In March, Boeing Space and Intelligence Systems landed one of the more unusual commercial satellite manufacturing orders seen in recent years. The four-satellite package deal involved not one but two customers, located in different hemispheres, and enabled Boeing to launch a new product line that could help change the economics of the industry.

Satmex of Mexico and Asia Broadcast Satellite (ABS) of Hong Kong each ordered two Boeing 702SP satellite platforms featuring a revolutionary design that relies exclusively on lightweight electric propulsion systems that can significantly boost the performance-to-weight ratio of geostationary-orbiting spacecraft. Electric engines use an electrical current to excite a gas, typically xenon, creating plasma that is forced through a nozzle to generate thrust.

Today’s geostationary-orbiting spacecraft typically have either conventional chemical propulsion systems or a combination of chemical and electric thrusters for orbit raising and station keeping. Chemical systems are typically used to raise a satellite from the highly elliptical geostationary transfer orbit, which is where most telecom satellites are deposited by their launch vehicles, to its final operating position 36,000 kilometers above the equator.

While chemical thrusters can do the orbit-raising job much more quickly than electric thrusters, they are much bigger and heavier because of the fuel they need to carry. Electric orbit-raising thrusters thus give satellite operators the option of either flying more transponders aboard a satellite in a given weight class or moving down in weight and thus saving money on launch costs.

Commercial communications satellites today typically weigh 3,000 kilograms or more, with fuel accounting for up to 50 percent of the launch weight.

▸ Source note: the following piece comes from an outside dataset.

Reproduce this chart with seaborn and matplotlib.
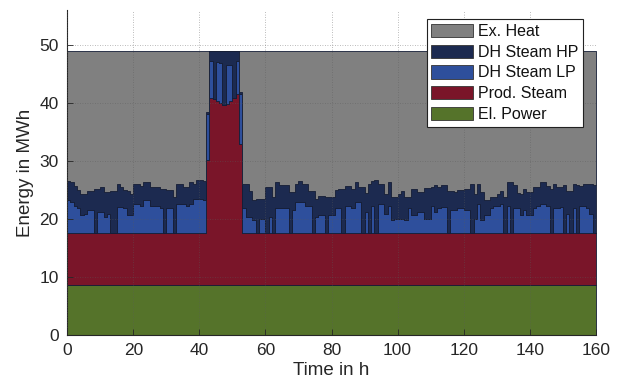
import numpy as np
import pandas as pd
import matplotlib
matplotlib.use("Agg")
import matplotlib.pyplot as plt
from matplotlib.patches import Patch
import seaborn as sns

# Hourly energy balance over one week (160 h), stacked from bottom to top:
# El. Power, Prod. Steam, DH Steam LP, DH Steam HP, Ex. Heat
hours = list(range(160))

layers = ["Ex. Heat", "DH Steam HP", "DH Steam LP", "Prod. Steam", "El. Power"]
colors = ["#808080", "#1c2a50", "#2e4f9c", "#7a1529", "#55732a"]

el_power = [8.6] * 160

prod_steam = ([8.9] * 42
              + [21.5, 32.2, 32.0, 31.7, 31.4, 31.0, 31.2, 31.7, 32.2, 32.9, 24.4]
              + [8.9] * 107)

dh_steam_lp = [
    5.7, 5.4, 4.8, 4.3, 3.1, 3.4, 4.0, 4.0, 0.0, 3.7,
    3.7, 2.8, 3.4, 0.0, 0.0, 4.6, 4.6, 4.3, 3.1, 3.1,
    5.1, 5.1, 4.8, 5.7, 5.7, 4.8, 4.8, 4.8, 4.3, 0.0,
    4.3, 4.3, 0.0, 5.1, 5.1, 5.1, 4.8, 5.1, 6.0, 6.0,
    6.0, 5.7, 8.0, 6.4, 0.0, 6.7, 6.8, 0.0, 6.8, 6.3,
    0.0, 5.7, 8.6, 4.3, 2.8, 2.8, 2.3, 0.0, 2.5, 2.5,
    0.0, 2.8, 0.0, 4.3, 4.3, 4.3, 4.3, 0.0, 4.0, 5.4,
    5.4, 5.4, 4.8, 4.8, 0.0, 2.8, 3.1, 3.1, 0.0, 3.1,
    3.1, 4.3, 4.3, 0.0, 4.8, 4.8, 4.3, 5.4, 5.4, 0.0,
    3.7, 0.0, 4.8, 0.0, 5.1, 5.1, 3.4, 4.8, 2.3, 2.5,
    2.5, 2.5, 2.3, 4.3, 3.1, 3.1, 3.7, 3.7, 2.5, 2.5,
    4.8, 3.7, 4.3, 4.6, 4.6, 0.0, 4.0, 4.0, 4.3, 4.3,
    4.0, 4.0, 0.0, 2.5, 5.1, 2.3, 3.1, 3.1, 4.3, 4.8,
    4.8, 5.1, 0.0, 4.8, 0.0, 4.3, 4.3, 3.1, 4.0, 3.1,
    3.1, 4.3, 4.8, 5.1, 5.1, 4.8, 0.0, 4.3, 4.3, 4.6,
    0.0, 3.4, 0.0, 4.3, 0.0, 4.8, 4.8, 4.3, 3.4, 0.0,
]

dh_steam_hp = [
    3.4, 3.4, 3.4, 3.2, 3.7, 3.4, 3.4, 3.4, 7.7, 4.0,
    4.3, 4.3, 3.7, 7.4, 7.4, 4.0, 3.4, 3.2, 4.3, 3.7,
    3.4, 3.4, 3.4, 3.2, 3.2, 3.2, 3.2, 3.2, 3.4, 7.7,
    3.2, 3.2, 6.3, 3.4, 3.4, 2.9, 3.2, 3.7, 2.6, 3.2,
    3.2, 3.4, 0.3, 1.8, 8.4, 2.0, 2.2, 9.4, 2.4, 2.4,
    8.2, 1.8, 0.3, 4.3, 5.7, 4.6, 3.4, 6.0, 3.4, 3.4,
    8.0, 5.2, 6.3, 4.6, 4.0, 4.0, 4.0, 7.2, 3.2, 3.2,
    3.7, 3.2, 3.7, 2.6, 7.4, 3.2, 3.4, 3.4, 6.3, 3.2,
    3.2, 3.2, 3.4, 7.7, 3.4, 3.4, 3.4, 3.4, 2.6, 8.0,
    3.2, 8.6, 4.3, 9.2, 3.4, 3.4, 3.4, 4.0, 4.0, 3.7,
    4.3, 4.9, 4.0, 2.0, 4.6, 4.6, 3.4, 3.4, 5.4, 5.4,
    3.2, 4.6, 3.7, 3.7, 3.7, 7.4, 3.4, 3.2, 3.2, 3.2,
    3.7, 3.7, 8.6, 4.3, 3.4, 4.9, 2.6, 2.6, 2.0, 1.4,
    2.0, 2.3, 6.3, 4.0, 8.9, 4.0, 2.6, 3.7, 3.7, 4.0,
    4.0, 3.7, 3.2, 3.7, 3.7, 3.4, 7.7, 4.3, 3.7, 3.4,
    8.3, 4.0, 7.4, 4.3, 8.3, 3.4, 3.7, 4.3, 5.2, 8.3,
]

ex_heat = [
    22.4, 22.7, 23.3, 24.0, 24.7, 24.7, 24.1, 24.1, 23.8, 23.8,
    23.5, 24.4, 24.4, 24.1, 24.1, 22.9, 23.5, 24.0, 24.1, 24.7,
    23.0, 23.0, 23.3, 22.6, 22.6, 23.5, 23.5, 23.5, 23.8, 23.8,
    24.0, 24.0, 25.2, 23.0, 23.0, 23.5, 23.5, 22.7, 22.9, 22.3,
    22.3, 22.4, 10.6, 0.0, 0.0, 0.0, 0.0, 0.0, 0.0, 0.0,
    0.0, 0.0, 7.1, 22.9, 23.0, 24.1, 25.8, 25.5, 25.6, 25.6,
    23.5, 23.5, 25.2, 22.6, 23.2, 23.2, 23.2, 24.3, 24.3, 22.9,
    22.4, 22.9, 23.0, 24.1, 24.1, 25.5, 25.0, 25.0, 25.2, 25.2,
    25.2, 24.0, 23.8, 23.8, 23.3, 23.3, 23.8, 22.7, 23.5, 23.5,
    24.6, 22.9, 22.4, 22.3, 23.0, 23.0, 24.7, 22.7, 25.2, 25.3,
    24.7, 24.1, 25.2, 25.2, 23.8, 23.8, 24.4, 24.4, 23.6, 23.6,
    23.5, 23.2, 23.5, 23.2, 23.2, 24.1, 24.1, 24.3, 24.0, 24.0,
    23.8, 23.8, 22.9, 24.7, 23.0, 24.3, 25.8, 25.8, 25.2, 25.3,
    24.7, 24.1, 25.2, 22.7, 22.6, 23.2, 24.6, 24.7, 23.8, 24.4,
    24.4, 23.5, 23.5, 22.7, 22.7, 23.3, 23.8, 22.9, 23.5, 23.5,
    23.2, 24.1, 24.1, 22.9, 23.2, 23.3, 23.0, 22.9, 22.9, 23.2,
]

x_ticks = [0, 20, 40, 60, 80, 100, 120, 140, 160]
y_ticks = [0, 10, 20, 30, 40, 50]

series = {
    "Ex. Heat": ex_heat,
    "DH Steam HP": dh_steam_hp,
    "DH Steam LP": dh_steam_lp,
    "Prod. Steam": prod_steam,
    "El. Power": el_power,
}
df = pd.concat(
    [pd.DataFrame({"hour": hours, "value": vals, "layer": name})
     for name, vals in series.items()],
    ignore_index=True,
)

sns.set_theme(style="white")
plt.rcParams["font.family"] = ["Liberation Sans", "DejaVu Sans"]
text_color = "#262626"

fig = plt.figure(figsize=(6.22, 3.89), dpi=100)
ax = fig.add_axes([0.108, 0.139, 0.850, 0.835])

# Hour-by-hour step areas, stacked (last hue level ends up at the bottom)
sns.histplot(
    data=df, x="hour", weights="value", hue="layer",
    hue_order=layers, palette=colors,
    multiple="stack", element="step", binwidth=1, binrange=(0, 160),
    alpha=1, edgecolor="#141d36", linewidth=0.6,
    legend=False, ax=ax,
)

ax.set_xlim(0, 160)
ax.set_ylim(0, 56)
ax.set_xticks(x_ticks)
ax.set_yticks(y_ticks)

ax.set_axisbelow(False)
ax.grid(True, linestyle=(0, (1, 2)), color="#5a5a5a", linewidth=0.6, alpha=0.55)

for side in ("top", "right"):
    ax.spines[side].set_visible(False)
for side in ("left", "bottom"):
    ax.spines[side].set_color(text_color)
    ax.spines[side].set_linewidth(0.8)

ax.tick_params(axis="both", which="major", bottom=True, left=True,
               direction="in", length=4, width=0.6, color=text_color,
               labelsize=12.5, labelcolor=text_color, pad=6)

ax.set_xlabel("Time in h", fontsize=13.5, color=text_color, labelpad=3)
ax.set_ylabel("Energy in MWh", fontsize=13.5, color=text_color, labelpad=4)

handles = [Patch(facecolor=c, edgecolor="#333333", linewidth=0.6, label=l)
           for l, c in zip(layers, colors)]
leg = ax.legend(
    handles=handles, loc="upper right",
    bbox_to_anchor=(0.937, 0.951), bbox_transform=fig.transFigure,
    frameon=True, fancybox=False, framealpha=1, edgecolor="#222222",
    fontsize=11.5, handlelength=2.6, handleheight=0.9, handletextpad=0.3,
    labelspacing=0.35, borderpad=0.3, borderaxespad=0,
)
leg.get_frame().set_linewidth(0.8)
for t in leg.get_texts():
    t.set_color("#111111")

fig.savefig("out.png", dpi=100)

The Boeing 702SP platforms ordered by Satmex and ABS, by contrast, are expected to weigh 1,800 kilograms at launch, and the companies plan to launch them two at a time aboard Falcon 9 rockets supplied by Space Exploration Technologies Corp. of Hawthorne, Calif.

The person most responsible for pulling the landmark deal together is Craig Cooning, vice president and general manager of Boeing Space and Intelligence Systems, Seal Beach, Calif. With U.S. military spending expected to flatten out or decline in the coming years, Cooning has made a point of capturing more commercial business for Boeing, which once was the dominant commercial satellite manufacturer but in recent years has been more reliant on government contracts.

As regional operators, Satmex and ABS deserve credit for pooling their resources to get a volume discount and for assuming the risk inherent in embracing new technology, which typically is a game only the big operators can play. But the common denominator in this deal is Boeing, which now has a new offering to the industry. Thus Cooning is recognized here.